Which tools should be used to ensure traceability of UX and technical decisions?

Choose collaborative wikis (Confluence, GitBook) and versioned Git repositories that include mockups (via Figma or Sketch) and code. Pair them with a CI/CD pipeline to automatically validate each change. Agile ticketing tools (Jira, GitLab) help track UX feedback and technical evolutions.

How do you measure the effectiveness of collaboration between UX and developers?

Use KPIs such as average turnaround time for UX feedback, interface bug fix rate, and number of production incidents. Shared dashboards provide numerical insights for sprint planning and retrospectives. These indicators foster a culture of continuous improvement and help optimize processes.

What rituals should be established to streamline communication between UX and development?

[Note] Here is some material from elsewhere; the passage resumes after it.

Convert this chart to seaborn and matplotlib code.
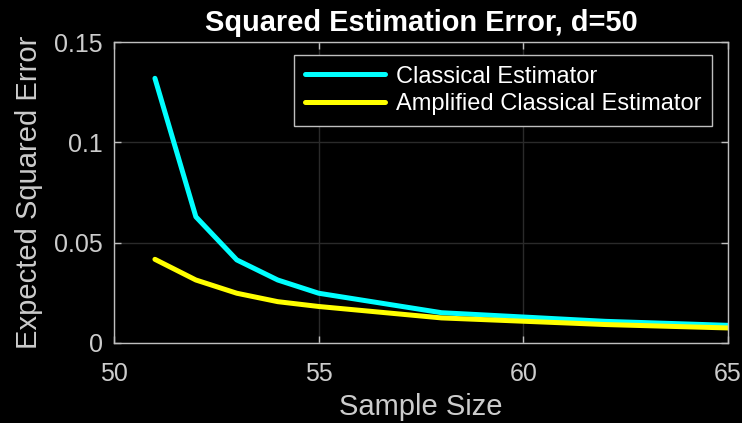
import numpy as np
import pandas as pd
import seaborn as sns
import matplotlib
matplotlib.use("Agg")
import matplotlib.pyplot as plt  # noqa
from matplotlib.ticker import FuncFormatter

# values
sample_size = [51, 52, 53, 54, 55, 58, 62, 65]
classical = [0.1319, 0.0629, 0.0414, 0.0314, 0.0248, 0.0151, 0.0108, 0.0088]
amplified = [0.0417, 0.0314, 0.0248, 0.0206, 0.0182, 0.0125, 0.0092, 0.0075]
series_names = ["Classical Estimator", "Amplified Classical Estimator"]

df = pd.DataFrame({
    "Sample Size": sample_size * 2,
    "err": classical + amplified,
    "series": [series_names[0]] * len(sample_size) + [series_names[1]] * len(sample_size),
})

sns.set_style("dark")
plt.rcParams["font.family"] = ["Liberation Sans", "DejaVu Sans"]
plt.rcParams["axes.linewidth"] = 1.0

fg = "#cccccc"
fig = plt.figure(figsize=(7.42, 4.23), dpi=100, facecolor="black")
ax = fig.add_axes([114 / 742, 1 - 343 / 423, 614 / 742, 301 / 423])
ax.set_facecolor("black")

sns.lineplot(data=df, x="Sample Size", y="err", hue="series",
             palette=["#00ffff", "#ffff00"], linewidth=3.6, ax=ax)

ax.set_xlim(50, 65)
ax.set_ylim(0, 0.15)
ax.set_xticks([50, 55, 60, 65])
ax.set_yticks([0, 0.05, 0.1, 0.15])
ax.yaxis.set_major_formatter(FuncFormatter(lambda v, p: "%g" % v))

ax.grid(True, color="#2a2a2a", linewidth=1.0)
for s in ax.spines.values():
    s.set_visible(True)
    s.set_color("#bfbfbf")
ax.tick_params(direction="in", length=5, width=1, colors="#bfbfbf",
               labelcolor=fg, labelsize=18, top=True, right=True,
               bottom=True, left=True)
ax.tick_params(axis="x", pad=14)
ax.tick_params(axis="y", pad=8)

ax.set_xlabel("Sample Size", fontsize=21, color=fg, labelpad=5)
ax.set_ylabel("Expected Squared Error", fontsize=21, color=fg, labelpad=8)
ax.set_title("Squared Estimation Error, d=50", fontsize=20.9,
             fontweight="bold", color="white", pad=8)

leg = ax.legend(loc="upper right", bbox_to_anchor=(0.974, 0.957),
                fontsize=17, frameon=True, fancybox=False,
                handlelength=3.4, borderpad=0.45, labelspacing=0.25,
                handletextpad=0.45, borderaxespad=0)
leg.get_frame().set_facecolor("black")
leg.get_frame().set_edgecolor("#bfbfbf")
leg.get_frame().set_alpha(1)
for t in leg.get_texts():
    t.set_color("white")
for h in leg.get_lines():
    h.set_linewidth(3.6)

fig.savefig("out.png", dpi=100, facecolor="black")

Implement daily joint stand-ups to share progress and blockers, weekly co-design workshops, and retrospectives focused on interdisciplinary collaboration. These regular practices enhance transparency, anticipate risks, and ensure user stories remain aligned with technical constraints.

How do you prioritize business and technical needs at the start of a project?

Use collaborative methods like event storming to map business events and identify high-value features. Create a shared backlog where designers and developers jointly validate priorities. This co-construction ensures alignment, limits risk areas, and adapts resource allocation from the outset.

What are the risks of lacking transdisciplinary dialogue?

Without communication, there are priority misalignments, visual inconsistencies, delays from rework, and visual technical debt. Costly usability tests proliferate and team morale can drop. In the long run, the user experience suffers and time-to-market is extended.